Notas de campanha (3)
1. Notícia do dia: O PS promete aumentar os salários dos trabalhadores do sector privado dando, em contrapartida, benefícios fiscais às empresas que concedam os aumentos. Por outras palavras, serão os trabalhadores a pagar os seus próprios aumentos e talvez ainda tenham de agradecer aos patrões e a António Costa tamanha generosidade…
2. Contacto com trabalhadores junto de uma empresa na Maia. Um
deles despeja: “Desta vez, vou votar no Ventura por vingança: tenho um filho
numa cadeira de rodas esmagado pelo carro de um cigano. O Ventura é que tem
razão!”. Procuro obter dele uma explicação para tal relação. Então e se o carro
fosse de um não cigano?... Em vão. Afasta-se com impropérios vários. A
irracionalidade do ódio expande-se como um pasto viçoso onde se nutre a
demagogia e o fascismo.
3. Audição com dirigentes e activistas de organizações
representativas dos profissionais de forças e serviços de segurança, no Porto.

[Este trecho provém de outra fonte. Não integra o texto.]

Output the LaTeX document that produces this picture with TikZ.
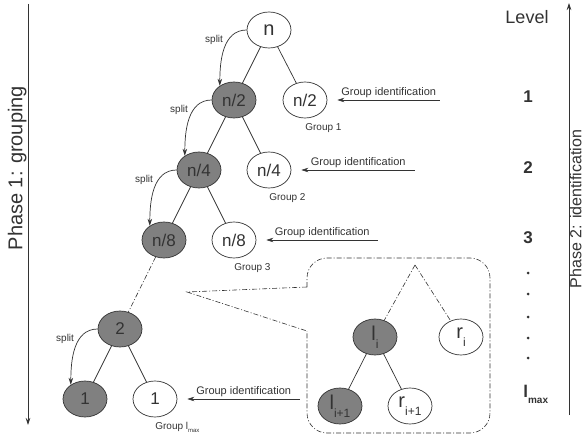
\documentclass[tikz,border=0pt]{standalone}
\usepackage{fontspec}
\setmainfont{Liberation Sans}
\usetikzlibrary{arrows.meta,positioning,shapes.geometric}

\definecolor{ink}{HTML}{333333}
\definecolor{shade}{HTML}{808080}

\newcommand{\idx}[1]{\raisebox{-8pt}{\fontsize{12}{12}\selectfont #1}}

\begin{document}
\begin{tikzpicture}[x=1pt,y=-1pt,color=ink,line width=0.7pt,>={Stealth[length=7pt,width=4.5pt]},
	node distance=70pt and 35pt,on grid,
	vertex/.style={ellipse,draw,minimum width=44pt,minimum height=36pt,inner sep=0pt,font=\fontsize{17}{17}\selectfont},
	splitnode/.style={vertex,fill=shade},
	groupnode/.style={vertex,fill=white},
	bigtext/.style={font=\fontsize{20}{20}\selectfont},
	splitlbl/.style={pos=0.35,left=5pt,inner sep=0pt,font=\fontsize{10}{10}\selectfont},
	idlbl/.style={above,inner sep=1.5pt,font=\fontsize{11}{11}\selectfont},
	grouplbl/.style={anchor=north west,inner sep=0pt,font=\fontsize{10}{10}\selectfont},
	levellbl/.style={font=\fontsize{17}{17}\selectfont\bfseries},
	zoomline/.style={line width=0.6pt,dash pattern=on 5pt off 2pt on 1pt off 2pt}]

	\useasboundingbox[fill=white] (0,0) rectangle (587,441);

	\node[groupnode,bigtext] (n)          at (269,30) {n};
	\node[splitnode]         (half)       [below left=of n] {n/2};
	\node[groupnode]         (halfgrp)    [below right=70pt and 36pt of n] {n/2};
	\node[splitnode]         (quarter)    [below left=of half] {n/4};
	\node[groupnode]         (quartergrp) [below right=of half] {n/4};
	\node[splitnode]         (eighth)     [below left=of quarter] {n/8};
	\node[groupnode]         (eighthgrp)  [below right=of quarter] {n/8};
	\node[splitnode]         (two)        [below left=89pt and 44pt of eighth] {2};
	\node[splitnode]         (one)        [below left=of two] {1};
	\node[groupnode]         (onegrp)     [below right=of two] {1};

	\node[grouplbl] (grp1)   at ([yshift=-5pt]halfgrp.south) {Group 1};
	\node[grouplbl] (grp2)   at ([yshift=-5pt]quartergrp.south) {Group 2};
	\node[grouplbl] (grp3)   at ([yshift=-5pt]eighthgrp.south) {Group 3};
	\node[grouplbl] (grpmax) at ([yshift=-5pt]onegrp.south) {Group l\raisebox{-3pt}{\fontsize{6}{6}\selectfont max}};

	\draw (n) -- (half) (n) -- (halfgrp)
		(half) -- (quarter) (half) -- (quartergrp)
		(quarter) -- (eighth) (quarter) -- (eighthgrp)
		(two) -- (one) (two) -- (onegrp);

	\draw[->] (n.west) to[out=180,in=90] node[splitlbl] {split} (half.135);
	\draw[->] (half.west) to[out=180,in=90] node[splitlbl] {split} (quarter.135);
	\draw[->] (quarter.west) to[out=180,in=90] node[splitlbl] {split} (eighth.135);
	\draw[->] (two.west) to[out=180,in=90] node[splitlbl] {split} (one.135);

	\coordinate (id1) at (440,100);
	\coordinate (id2) at (415,170);
	\coordinate (id3) at (378,240);
	\coordinate (id4) at (300,399);
	\draw[<-] ([xshift=10pt]halfgrp.east) -- node[idlbl] {Group identification} (id1);
	\draw[<-] ([xshift=10pt]quartergrp.east) -- node[idlbl] {Group identification} (id2);
	\draw[<-] ([xshift=10pt]eighthgrp.east) -- node[idlbl] {Group identification} (id3);
	\draw[<-] ([xshift=10pt]onegrp.east) -- node[idlbl] {Group identification} (id4);

	\draw[zoomline] (eighth) -- (two);
	\coordinate (lens)    at (187,292);
	\coordinate (lensup)  at (307,287);
	\coordinate (lenslow) at (307,331);
	\draw[zoomline] (lensup) -- (lens) -- (lenslow);
	\draw[zoomline,rounded corners=20pt] (lensup) -- (307,258) -- (490,258) -- (490,433) -- (307,433) -- (lenslow);

	\coordinate (apex) at (415,265);
	\node[splitnode,bigtext] (li)     at (375,337) {l\idx{i}};
	\node[groupnode,bigtext] (ri)     at (461,337) {r\idx{i}};
	\node[splitnode,bigtext] (linext) [below left=69pt and 35pt of li] {l\idx{i+1}};
	\node[groupnode,bigtext] (rinext) [below right=69pt and 35pt of li] {r\idx{i+1}};
	\draw[zoomline] (apex) -- (li) (apex) -- (ri);
	\draw (li) -- (linext) (li) -- (rinext);

	\node[font=\fontsize{18}{18}\selectfont] (level) at (527,17) {Level};
	\node[levellbl] (lv1) at (528,97) {1};
	\node[levellbl] (lv2) at (528,168) {2};
	\node[levellbl] (lv3) at (528,238) {3};
	\foreach \y in {273,294,317,338,358}
		\fill (528,\y) circle (1.5pt);
	\node[levellbl,anchor=base west,inner sep=0pt] (lvmax) at (523,397) {l\raisebox{-6pt}{\fontsize{10}{10}\selectfont\bfseries max}};

	\coordinate (p1top) at (28,4);
	\coordinate (p1bot) at (28,425);
	\draw[->] (p1top) -- node[pos=0.39,rotate=90,anchor=south,inner sep=1pt,bigtext] {Phase 1: grouping} (p1bot);
	\coordinate (p2bot) at (569,415);
	\coordinate (p2top) at (569,3);
	\draw[->] (p2bot) -- node[pos=0.5,rotate=90,anchor=north,inner sep=0.5pt,font=\fontsize{16}{16}\selectfont] {Phase 2: identification} (p2top);

\end{tikzpicture}
\end{document}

O salão nobre da Junta de Freguesia do Bonfim está cheio – consideradas as
limitações de lotação. Sete intervenções muito interessantes e cheias de
conteúdo (o que um candidato aprende nestas andanças!), antes da alocução final
do secretário-geral do PCP, traçam um quadro preocupante – dos vencimentos por
aumentar na GNR desde 2009 ao facto de a Polícia Marítima nunca ter tido uma
lei orgânica nos eus 106 anos de existência, passando pela falta de candidatos
à PSP, pela inexplicável extinção do SEF, ou pelo valor inaceitável do subsídio
de risco (68,96 euros). Um quadro que sucessivos chumbos a propostas do PCP,
por PS, PSD e seus sucedâneos, “até por quem demagogicamente fala
constantemente em forças de segurança”, salientou Jerónimo de Sousa, não
permitiram alterar. Ora, acentuou, “segurança e tranquilidade dos cidadãos são
inseparáveis do próprio exercício das liberdades”.
4. O dia termina com um encontro com escritores e editores na
UNICEP, Cooperativa Livreira de Estudantes do Porto, uma tocante jornada de
testemunhos e experiências sobre as dificuldades materiais dos autores, a derrocada
de inúmeras livrarias independentes, esmagadas pela brutal concorrência dos
grandes grupos e superfícies comerciais, a constante violação da lei do preço
fixo, as desastrosas consequências da lei das rendas, a clamorosa ausência de
uma política para o livro e para a leitura, a falta de financiamento para a
renovação dos fundos das bibliotecas públicas e a necessidade do reforço do
Plano Nacional de Leitura, a escassez ou inexistência de apoios à promoção do
livro e da leitura, as inexplicáveis barreiras alfandegárias, com taxas
elevadíssimas, à circulação do livro no espaço lusófono e a “intransigência do
PS, secundado pelo PSD e pelos seus sucedâneos” (palavras de Jerónimo de Sousa)
à consignação de 1% do Orçamento do Estado para a Cultura.
5. Foi, enfim, uma “conversa inacabada mas que não se perdeu”,
na conclusão do secretário-geral do PCP, que recordou a consagração
constitucional dos direitos culturais com o 25 de Abril – “um impulso
revolucionário onde a Cultura encontrou lugar: era uma necessidade da vida,
também dos trabalhadores”, enfatizou Jerónimo de Sousa, depois de recordar as
suas próprias origens e a avidez com que os jovens procuravam os livros da
carrinha da Gulbenkian. No bairro operário “não havia livrarias nem bibliotecas,
mas tínhamos necessidade de livros”. Pela altura em que dizia estas palavras, o
dirigente comunista já tinha arrumado o texto da intervenção e os seus olhos
tinham desfraldado um sorriso tão brilhante que só podiam ser os do menino de
Pirescoxe talhado, como os demais, para a fábrica, mas que um dia se tornou um
dos deputados constituintes que elaboraram e aprovaram uma Constituição “com
seis artigos dedicados a direitos culturais – do 73.º ao 79.º”, precisou.